Les sources proches des décharges, encore utilisées par Nestlé, affichent donc des concentrations jusqu’à près de 7 000 fois supérieures « à la normale » selon un procès-verbal du dossier judiciaire consulté par franceinfo. Le réquisitoire du parquet fait quant à lui état de particules « jusqu’à 1,3 millions de fois supérieures aux taux de la Seine ».

Si la pollution des nappes utilisées pour produire de l’eau en bouteille semble avérée par les différents éléments de l’enquête, ces données resteront pourtant en marge du procès : les conclusions de la justice n’établissent en effet aucun lien entre les concentrations relevées dans les forages et celles des eaux mises en bouteille. « Malheureusement, ce lien n’a pas pu être matérialisé » faute d’une investigation plus poussée, confie une source proche de l’enquête.
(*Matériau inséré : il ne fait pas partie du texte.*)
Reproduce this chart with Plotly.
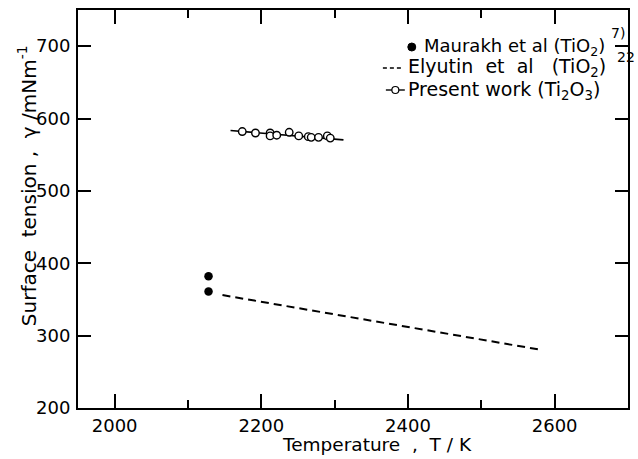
import plotly.graph_objects as go

# ---- data ----
present_T = [2174, 2192, 2212, 2212, 2221, 2238, 2251, 2264, 2268, 2278, 2290, 2294]
present_g = [582, 580, 580, 576, 577, 581, 576, 575, 574, 574, 576, 573]
fit_T = [2158, 2312]
fit_g = [583.5, 570.5]
maurakh_T = [2128, 2128]
maurakh_g = [382, 361]
elyutin_T = [2147, 2578]
elyutin_g = [356, 281]
x_ticks = [2000, 2200, 2400, 2600]
y_ticks = [200, 300, 400, 500, 600, 700]

FONT = "DejaVu Sans"
L, R, T, B = 78, 8, 10, 51
W, H = 638, 459
PW, PH = W - L - R, H - T - B

def px(x):
    return (x - L) / PW

def py(y):
    return (H - B - y) / PH

fig = go.Figure()
fig.add_trace(go.Scatter(x=fit_T, y=fit_g, mode="lines",
                         line=dict(color="black", width=1.6), showlegend=False))
fig.add_trace(go.Scatter(x=present_T, y=present_g, mode="markers",
                         marker=dict(symbol="circle", size=7.5, color="white",
                                     line=dict(color="black", width=1.4)),
                         showlegend=False))
fig.add_trace(go.Scatter(x=elyutin_T, y=elyutin_g, mode="lines",
                         line=dict(color="black", width=2, dash="8px,5px"),
                         showlegend=False))
fig.add_trace(go.Scatter(x=maurakh_T, y=maurakh_g, mode="markers",
                         marker=dict(symbol="circle", size=8.5, color="black"),
                         showlegend=False))

axis_common = dict(showline=True, linecolor="black", linewidth=2, mirror="allticks",
                   ticks="inside", tickcolor="black", showgrid=False, zeroline=False,
                   tickfont=dict(family=FONT, size=18, color="black"))

fig.update_xaxes(range=[1950, 2700], tickvals=x_ticks, ticklen=14, tickwidth=1.5,
                 ticklabelstandoff=0,
                 minor=dict(dtick=100, tick0=2000, ticks="inside", ticklen=8,
                            tickwidth=1.5, tickcolor="black"),
                 **axis_common)
fig.update_yaxes(range=[200, 750], tickvals=y_ticks, ticklen=13, tickwidth=1.5,
                 ticklabelstandoff=2, **axis_common)

shapes = []
# legend keys
r = 4
shapes.append(dict(type="circle", xref="paper", yref="paper",
                   x0=px(413 - r), x1=px(413 + r), y0=py(47 + r), y1=py(47 - r),
                   fillcolor="black", line=dict(color="black", width=1)))
shapes.append(dict(type="line", xref="paper", yref="paper",
                   x0=px(384), x1=px(404), y0=py(68), y1=py(68),
                   line=dict(color="black", width=1.6, dash="4px,3px")))
shapes.append(dict(type="line", xref="paper", yref="paper",
                   x0=px(387), x1=px(406), y0=py(90), y1=py(90),
                   line=dict(color="black", width=1.4)))
r2 = 3.5
shapes.append(dict(type="circle", xref="paper", yref="paper",
                   x0=px(396.5 - r2), x1=px(396.5 + r2), y0=py(90 + r2), y1=py(90 - r2),
                   fillcolor="white", line=dict(color="black", width=1.2)))

annots = []
sf = dict(family=FONT, size=14, color="black")

def ann(text, x, y, font, xanchor="left", **kw):
    annots.append(dict(text=text, x=px(x), y=py(y), xref="paper", yref="paper",
                       xanchor=xanchor, yanchor="middle", showarrow=False,
                       font=font, **kw))

ann("Maurakh et al (TiO<sub>2</sub>)", 423, 47, dict(family=FONT, size=18, color="black"))
ann("Elyutin  et  al   (TiO<sub>2</sub>)", 407, 68, dict(family=FONT, size=19, color="black"))
ann("Present work (Ti<sub>2</sub>O<sub>3</sub>)", 407, 90, dict(family=FONT, size=19, color="black"))
ann("7)", 611, 33, sf)
ann("22", 617, 57, sf)
# axis titles
ann("Temperature  ,  T / K", 378, 445, dict(family=FONT, size=18.5, color="black"),
    xanchor="center")
ann("Surface  tension ,  γ /mNm<sup>-1</sup>", 27, 186,
    dict(family=FONT, size=20, color="black"), xanchor="center", textangle=-90)

fig.update_layout(width=W, height=H, margin=dict(l=L, r=R, t=T, b=B),
                  paper_bgcolor="white", plot_bgcolor="white",
                  shapes=shapes, annotations=annots, showlegend=False)

fig.write_html("out.html")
Alors que les travaux scientifiques se multiplient sur les effets délétères des microplastiques pour la santé, la réglementation ne prévoit d’ailleurs aucun seuil, ni aucune obligation de contrôle des microplastiques dans les eaux destinées à la consommation humaine.

De son côté, Nestlé assure avoir demandé à trois laboratoires spécialisés des contre-analyses, qui « montrent, sans équivoque, l’absence de microplastiques dans l’eau de nos forages ». S’agissant des décharges sauvages, Nestlé assure que « la majorité des sites a déjà été nettoyée » et dit « attendre les préconisations des pouvoirs publics quant aux mesures de remédiation à mettre en œuvre » pour les « sites aux profils plus complexes ». Mais pour Bernard Schmitt, président de l’association environnementale Eau 88, le constat reste alarmant : « Dans ce contexte, la préfecture vient d’autoriser Nestlé Waters à réaliser cinq forages exploratoires pour la marque Hépar, sans aucune étude d’impact environnemental, et situés à proximité immédiate de la décharge sauvage de They-sous-Montfort. »

Ces décharges illégales continuent de relarguer lentement leurs composés chimiques dans le sol, dans les nappes, et dans l’eau que l’on boit.